Unfortunately, there wasn’t much in that old town and unless you are a true Route 66 addict, I would skip that part of the trip. That road might be fun on a motorcycle, because there’s not much traffic, but our time would have been better spent in other ways on this leg of the trip. Don’t miss Seligman however, which is just a short drive off the interstate (and the inspiration for Radiator Springs in the movie “Cars”). We had a great lunch at the Route 66 Roadrunner, which offered greaseless fries and cute t-shirts for the grandkids. There were more fun gift shops, but a visit to Seligman is not complete without a stop at Angel’s Barber Shop. There is so much HISTORY of Route 66 at this stop, you should check this out! What a great stop!!
Seligman is hopping the first part of May during the Annual Historic Route 66 Fun Run. “More than 800 vehicles are expected to make the 140-mile journey between Seligman and Topock/Golden Shores for a fun-packed weekend of food, entertainment, and the outstanding collection of show-stopping vehicles. Registration for the Annual Historic Route 66 Fun Run® is open to all street legal vehicles–buses, bikes, RV’s… anything with wheels that runs…” READ MORE
We emerged from the original Mother Road near Kingman and briefly joined I40, only to get back on 66 (West Oatman Road). The road from Kingman to Oatman was a beautiful drive, but not for the faint of heart and definitely not for an inexperienced driver (or if you are in an RV or towing a camper) with switchbacks, dropoffs and narrow road. Oatman is a gold-mining town dating back to the late 1800’s, with wooden sidewalks and mostly original buildings. One thing that made this an enjoyable stop, were the burros that roamed the streets! They were obviously used to tourists and if you weren’t careful, would help themselves to your bag of food (available at most businesses). The town residents and store owners dress in western clothes and do their best to help create the olden days. Several times a day in front of the Oatman Hotel gunfighters perform western shootouts, which we unfortunately missed. Supposedly the Oatman Hotel is where Clark Gable and Carole Lombard honeymooned, or maybe not. So, if you read the Oatman Hotel link above, I’m not sure how much of the “haunted” is true either. We did enjoy some great ice cream there and a burro was trying to make his way in through the window to get some of it, since all the food we fed him was obviously not enough.

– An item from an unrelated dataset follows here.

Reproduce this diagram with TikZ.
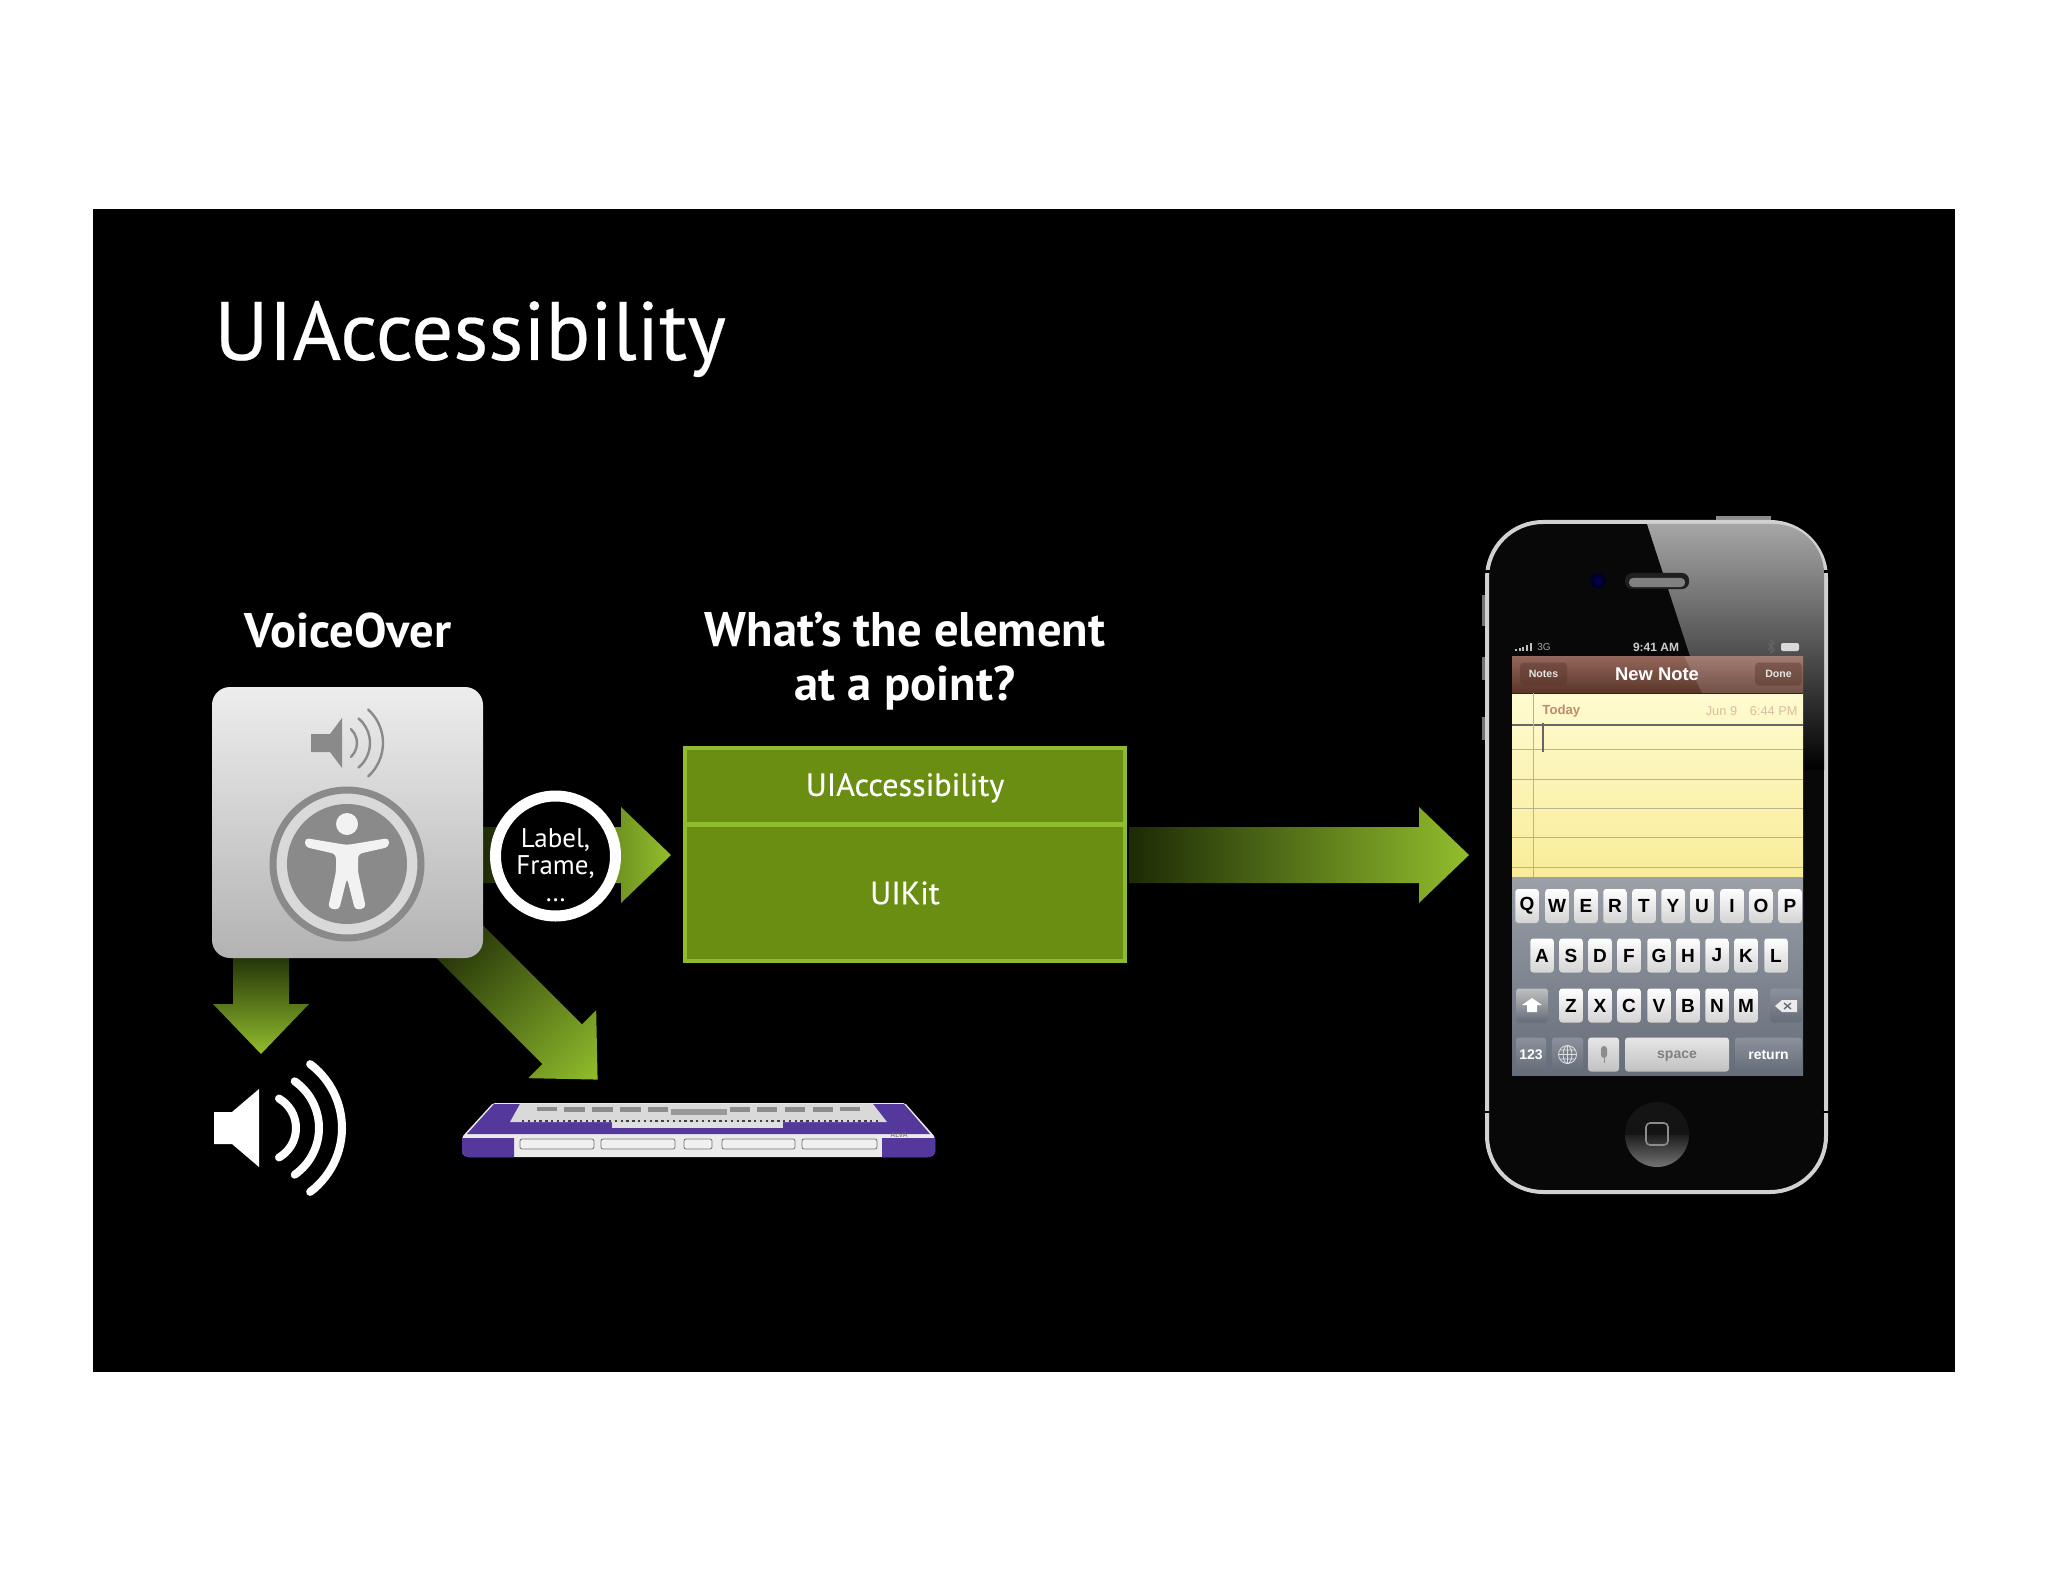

We finally made it to Lake Havasu City, a community set on the shores of Lake Havasu, just across the Colorado from California. While making our reservations, we learned that college students love it there for spring break and deposits on hotel rooms skyrocket. Luckily we missed that and we also arrived before the blazing hot summer temps of 125° or more. Since it rarely gets below freezing, it’s very popular in the winter when the snowbirds return. We enjoyed a wonderful dinner (and a margarita, of course) and a walk around the base of the London Bridge, which was bought from the City of London in 1968, disassembled and then reassembled here. It made a beautiful backdrop for pictures and that seemed to be the place to be in the city. In an effort to shorten up the day a bit, we had decided we would stay the night and make the four-hour drive back to Sedona the next morning.
Our Travelodge offered a continental breakfast that included pancakes that rolled from a contraption, like pages from a copy machine. Don’t ya just love modern technology? After a short stop at the beach we took off for Sedona, taking a more scenic drive through Oak Creek Canyon, just north of Sedona. It was absolutely beautiful. Be sure to see it coming from both directions. We were pretty pooped, but not too pooped to shop a bit on our way back through Sedona (I’m sensing another pattern). Tomorrow will be another long day, so we relaxed and retired early.
Route 66 – West of Flagstaff. Just plain fun!